# ARE NORTHERNERS "BLUE NECKS"?



## John Corn (Mar 21, 2002)

By now I'm sure that you have heard all the ******* jokes. Now here are some takes on how Southern folks look at their Northern cousins: 
. 
YOU JUST MIGHT BE A BLUE NECK IF: 
1. You think barbecue is a verb meaning, "to cook outside." 
2. You think Heinz Ketchup is really SPICY! 
3. You don't have any problems pronouncing "Worcestershire sauce" correctly. 
4. For breakfast, you would prefer potato au gratin to grits. 
5. You don't know what moon pie is. 
6. You've never had an RC cola. 
7. You've never, ever, eaten okra, fried or boiled. 
8. You eat fried chicken with a knife and fork. 
9. You've never seen a live chicken, and the only cows you've seen are on road trips. 
10. You have no idea what a polecat is. 
11. You don't see anything wrong with putting a sweater on a poodle. 
12. You don't have bangs. 
13. You would rather vacation at Martha's Vineyard than Six Flags. 
14. More than two generations of your family have been kicked out of the same prep school in Connecticut. 
15. You would rather have your son become a lawyer than grow up to get his own TV fishing show. 
16. Instead of referring to two or more people as "y'all," you call them "you guys," even if both of them are women. 
17. You don't think Ted Kennedy has an accent. 
18. You have never planned your summer vacation around a gun-n-knife show. 
19. You think more money should go to important scientific research at your university than to pay the salary of the head football coach. 
20. You don't have at least one can of WD-40 somewhere around the house. 
21. The last time you smiled was when you prevented someone from getting on an onramp to the highway. 
22. You don't have any hats in your closet that advertise feed stores. 
23. The farthest south you've ever been is the perfume counter at Neiman Marcus. 
24. You call binoculars opera glasses. 
25. You can't spit out the car window without pulling over to the side of the road and stopping. 
26. You would never wear pink or an applique sweatshirt. 
27. You don't know what applique is. 
28. You don't know anyone with at least two first names (i.e.

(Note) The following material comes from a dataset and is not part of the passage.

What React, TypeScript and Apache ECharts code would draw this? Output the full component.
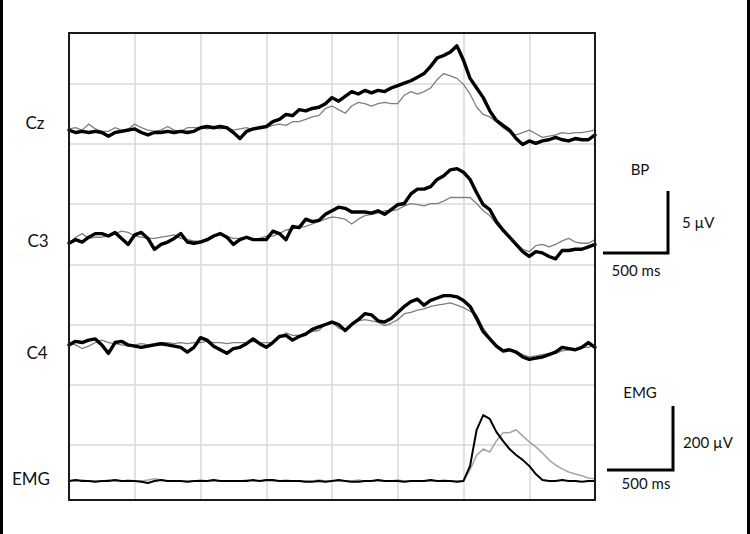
import React, { useEffect, useRef } from "react";
import * as echarts from "echarts";

// Sample times (ms relative to movement onset), 50 ms steps from -3000 to 1000
const timeMs: number[] = Array.from({ length: 81 }, (_, i) => -3000 + i * 50);

// Bereitschaftspotential traces (µV, relative to early baseline)
const czBlack = [
  0.0, -0.2, -0.1, -0.2, -0.1, -0.2, -0.5, -0.2, -0.1, 0.0,
  0.1, -0.2, -0.4, -0.2, -0.2, -0.1, -0.2, -0.1, -0.2, -0.1,
  0.2, 0.3, 0.2, 0.3, 0.2, -0.2, -0.7, -0.1, 0.1, 0.2,
  0.3, 0.7, 0.9, 1.3, 1.2, 1.7, 1.6, 1.8, 1.9, 2.2,
  2.7, 2.4, 2.8, 3.2, 3.0, 3.3, 3.1, 3.3, 3.2, 3.5,
  3.7, 3.9, 4.1, 4.4, 4.7, 5.3, 6.0, 6.2, 6.5, 7.0,
  5.8, 4.3, 3.5, 2.7, 1.6, 0.8, 0.4, 0.0, -0.7, -1.2,
  -0.9, -1.1, -0.9, -0.8, -0.6, -0.8, -0.9, -0.7, -0.8, -0.8,
  -0.4,
];
const czGray = [
  0.1, 0.2, 0.0, 0.5, 0.1, -0.1, -0.1, 0.2, 0.0, 0.1,
  0.5, 0.2, 0.0, -0.1, 0.0, 0.3, 0.0, -0.1, 0.2, 0.2,
  0.2, 0.1, 0.2, 0.1, 0.2, 0.0, 0.1, 0.2, 0.0, 0.2,
  0.2, 0.4, 0.5, 0.4, 0.7, 0.7, 0.9, 1.1, 1.2, 1.8,
  2.0, 1.7, 1.4, 2.0, 2.3, 2.2, 2.0, 2.2, 2.3, 2.2,
  2.2, 2.9, 3.2, 3.0, 3.2, 3.5, 4.2, 4.7, 4.5, 4.3,
  3.8, 3.0, 1.9, 1.3, 1.1, 0.7, 0.2, -0.2, -0.4, -0.2,
  0.0, -0.3, -0.6, -0.5, -0.4, -0.2, -0.3, -0.2, -0.2, -0.1,
  0.0,
];
const c3Black = [
  -0.1, 0.2, 0.0, 0.4, 0.7, 0.7, 0.5, 0.8, 0.3, -0.2,
  0.6, 0.8, 0.3, -0.6, -0.2, 0.0, 0.3, 0.7, 0.0, -0.1,
  0.0, 0.2, 0.5, 0.7, 0.4, -0.2, 0.2, 0.4, 0.2, 0.2,
  0.2, 0.9, 0.7, 0.2, 1.3, 1.2, 1.9, 1.7, 1.8, 2.3,
  2.6, 2.9, 2.8, 2.5, 2.5, 2.5, 2.4, 2.6, 2.3, 2.7,
  3.1, 3.2, 4.0, 4.4, 4.4, 4.6, 5.2, 5.5, 6.0, 6.1,
  5.8, 5.2, 4.1, 3.1, 2.7, 1.7, 1.0, 0.4, -0.2, -0.8,
  -1.2, -0.8, -0.9, -1.2, -1.4, -0.7, -0.7, -0.6, -0.6, -0.4,
  -0.2,
];
const c3Gray = [
  -0.1, 0.4, 0.7, 0.3, 0.4, 0.4, 0.5, 0.7, 0.9, 0.8,
  0.5, 0.4, 0.3, 0.3, 0.4, 0.5, 0.6, 0.3, 0.2, 0.1,
  0.0, 0.1, 0.4, 0.8, 0.5, 0.3, 0.3, 0.3, 0.2, 0.3,
  0.5, 0.5, 0.7, 1.0, 1.1, 1.2, 1.3, 1.5, 1.7, 1.9,
  2.1, 2.0, 1.9, 1.5, 1.9, 2.2, 2.3, 2.4, 2.6, 2.6,
  2.7, 3.0, 3.2, 3.1, 3.0, 3.2, 3.2, 3.4, 3.7, 3.7,
  3.7, 3.7, 3.2, 2.6, 2.2, 1.5, 0.9, 0.5, -0.1, -0.6,
  -0.8, -0.3, -0.2, -0.4, -0.2, 0.1, 0.3, 0.0, -0.1, -0.1,
  0.2,
];
const c4Black = [
  0.0, 0.3, 0.2, 0.4, 0.5, 0.0, -0.7, 0.2, 0.3, 0.0,
  -0.1, -0.2, -0.1, 0.0, 0.1, 0.0, -0.1, -0.2, -0.6, -0.2,
  0.6, 0.4, -0.1, -0.4, -0.7, -0.3, -0.2, 0.1, 0.5, 0.1,
  -0.2, 0.2, 0.7, 0.8, 0.4, 0.7, 0.9, 1.3, 1.5, 1.7,
  1.9, 1.7, 1.2, 1.7, 2.1, 2.6, 2.5, 2.0, 1.9, 2.2,
  2.7, 3.2, 3.6, 3.8, 3.3, 3.7, 3.9, 4.1, 4.1, 4.0,
  3.7, 3.2, 2.2, 1.1, 0.5, -0.1, -0.5, -0.4, -0.6, -1.0,
  -1.2, -1.1, -1.0, -0.8, -0.6, -0.2, -0.3, -0.4, -0.2, 0.2,
  -0.2,
];
const c4Gray = [
  0.2, 0.0, -0.3, -0.1, 0.2, 0.4, 0.2, 0.1, 0.0, -0.1,
  0.0, 0.1, 0.0, 0.1, 0.2, 0.2, 0.1, 0.2, 0.1, 0.2,
  0.2, 0.3, 0.2, 0.2, 0.1, 0.2, 0.2, 0.2, 0.3, 0.2,
  0.2, 0.2, 0.6, 1.0, 0.8, 0.8, 1.0, 1.1, 1.2, 1.7,
  1.9, 1.4, 1.2, 1.7, 2.0, 2.1, 2.0, 1.9, 1.6, 1.8,
  2.1, 2.6, 2.7, 2.9, 3.0, 3.2, 3.3, 3.4, 3.5, 3.3,
  3.1, 2.8, 2.5, 1.4, 0.6, 0.0, -0.4, -0.4, -0.5, -0.8,
  -1.0, -0.9, -0.8, -0.7, -0.7, -0.5, -0.4, -0.3, -0.2, -0.2,
  0.0,
];

// Rectified EMG (µV)
const emgBlack = [
  0, 3, 0, 0, -3, 0, 0, 3, 0, 0,
  0, -3, -7, 0, 3, 0, 0, 0, -3, 0,
  0, 0, 3, 0, 0, 0, 0, 0, 3, 0,
  3, 3, 0, 0, 0, 0, -3, -3, 0, -3,
  0, 3, 0, -3, -3, 0, 0, 3, 0, 0,
  0, -3, 0, 0, 0, 3, 0, 0, 0, -3,
  0, 50, 170, 219, 206, 163, 133, 106, 86, 70,
  50, 23, 3, 0, 0, 3, 0, 0, -3, 0,
  0,
];
const emgGray = [
  0, 0, 3, 0, 0, 0, 3, 0, 0, 3,
  0, 0, 3, 7, 3, 0, 0, 0, 0, 0,
  3, 0, 0, 0, 0, 0, 0, 3, 0, 0,
  0, 0, 0, 3, 0, 0, 0, 0, 3, 0,
  0, 0, 0, 0, 3, 0, 0, 0, 0, 0,
  3, 0, 0, 0, 0, 0, 0, 3, 0, 0,
  0, 37, 86, 106, 96, 133, 160, 160, 170, 150,
  130, 113, 93, 70, 53, 40, 30, 23, 17, 10,
  7,
];

const channelLabels = ["Cz", "C3", "C4", "EMG"];
const bpScaleLabels = ["BP", "5 µV", "500 ms"];
const emgScaleLabels = ["EMG", "200 µV", "500 ms"];

// vertical offsets of each channel on the shared µV axis (5 µV per grid division)
const OFFSET_CZ = 31.15;
const OFFSET_C3 = 21.85;
const OFFSET_C4 = 13.3;
const OFFSET_EMG = 2.0;
const EMG_TO_BP = 5 / 200; // 200 µV EMG drawn at the height of 5 µV BP

const FONT = "Lato, 'Open Sans', sans-serif";

function pairs(vals: number[], offset: number, scale = 1) {
  return vals.map((v, i) => [timeMs[i], offset + v * scale]);
}

function lineSeries(name: string, data: number[][], color: string, width: number, z: number) {
  return {
    name,
    type: "line",
    data,
    showSymbol: false,
    symbol: "none",
    smooth: false,
    lineStyle: { color, width, join: "round", cap: "round" },
    z,
    silent: true,
  };
}

function text(x: number, y: number, t: string, size: number, align = "center") {
  return {
    type: "text",
    x,
    y,
    z: 200,
    style: {
      text: t,
      font: `${size}px ${FONT}`,
      fill: "#111",
      align,
      verticalAlign: "middle",
      textAlign: align,
      textVerticalAlign: "middle",
    },
  };
}

export default function App() {
  const ref = useRef<HTMLDivElement>(null);
  useEffect(() => {
    if (!ref.current) return;
    const chart = echarts.init(ref.current, undefined, { renderer: "svg" });
    const option: any = {
      animation: false,
      backgroundColor: "#ffffff",
      grid: { left: 69, top: 33, width: 526, height: 472, show: false },
      xAxis: {
        type: "value",
        min: -3000,
        max: 1000,
        interval: 500,
        axisLine: { show: false },
        axisTick: { show: false },
        axisLabel: { show: false },
        splitLine: { show: true, lineStyle: { color: "#d9d9d9", width: 1.5 } },
      },
      yAxis: {
        type: "value",
        min: 0,
        max: 39.22,
        interval: 5,
        axisLine: { show: false },
        axisTick: { show: false },
        axisLabel: { show: false },
        splitLine: {
          show: true,
          showMinLine: false,
          showMaxLine: false,
          lineStyle: { color: "#d9d9d9", width: 1.5 },
        },
      },
      series: [
        lineSeries("Cz gray", pairs(czGray, OFFSET_CZ), "#7f7f7f", 1.3, 2),
        lineSeries("Cz black", pairs(czBlack, OFFSET_CZ), "#000000", 3.4, 3),
        lineSeries("C3 gray", pairs(c3Gray, OFFSET_C3), "#7f7f7f", 1.3, 2),
        lineSeries("C3 black", pairs(c3Black, OFFSET_C3), "#000000", 3.4, 3),
        lineSeries("C4 gray", pairs(c4Gray, OFFSET_C4), "#7f7f7f", 1.3, 2),
        lineSeries("C4 black", pairs(c4Black, OFFSET_C4), "#000000", 3.4, 3),
        lineSeries("EMG gray", pairs(emgGray, OFFSET_EMG, EMG_TO_BP), "#a6a6a6", 1.6, 2),
        lineSeries("EMG black", pairs(emgBlack, OFFSET_EMG, EMG_TO_BP), "#000000", 2, 3),
      ],
      graphic: [
        // mask the grid lines below the plot frame
        {
          type: "rect",
          z: 140,
          silent: true,
          shape: { x: 66, y: 501, width: 532, height: 8 },
          style: { fill: "#ffffff", stroke: "none" },
        },
        // plot frame
        {
          type: "rect",
          z: 150,
          silent: true,
          shape: { x: 69, y: 33, width: 526, height: 467 },
          style: { fill: "none", stroke: "#1a1a1a", lineWidth: 2 },
        },
        // outer page frame (left and right edges)
        { type: "line", z: 150, shape: { x1: 1.5, y1: 0, x2: 1.5, y2: 534 }, style: { stroke: "#000", lineWidth: 3 } },
        { type: "line", z: 150, shape: { x1: 748.5, y1: 0, x2: 748.5, y2: 534 }, style: { stroke: "#000", lineWidth: 3 } },
        // channel labels
        text(35, 122, channelLabels[0], 17),
        text(38, 240, channelLabels[1], 17),
        text(37, 352, channelLabels[2], 17),
        text(31, 478, channelLabels[3], 17),
        // BP scale bar
        {
          type: "polyline",
          z: 150,
          shape: { points: [[603, 253], [668, 253], [668, 191]] },
          style: { stroke: "#000", lineWidth: 3, fill: "none" },
        },
        text(640, 169, bpScaleLabels[0], 15),
        text(682, 222, bpScaleLabels[1], 15, "left"),
        text(636, 270, bpScaleLabels[2], 15),
        // EMG scale bar
        {
          type: "polyline",
          z: 150,
          shape: { points: [[607, 470], [673, 470], [673, 406]] },
          style: { stroke: "#000", lineWidth: 3, fill: "none" },
        },
        text(640, 392, emgScaleLabels[0], 15),
        text(683, 442, emgScaleLabels[1], 15, "left"),
        text(646, 483, emgScaleLabels[2], 15),
      ],
    };
    chart.setOption(option);
    return () => chart.dispose();
  }, []);
  return (
    <div
      ref={ref}
      style={{ position: "fixed", left: 0, top: 0, width: 750, height: 534, background: "#fff" }}
    />
  );
}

Carolyn Elizabeth, Joe Bob, Faye Ellen, Billy Ray, Mary Jo, Bubba Dean, Joe Dan, Mary Alice, etc.) 
29. You don't have doilies, and you certainly don't know how to make one. 
30. You get freaked out when people on the subway talk to you. 
31. You can do your laundry without quarters. 
32. None of your fur coats are homemade.


----------



## Neil Derryberry (Mar 23, 2002)

You kill me ! :rolling:


----------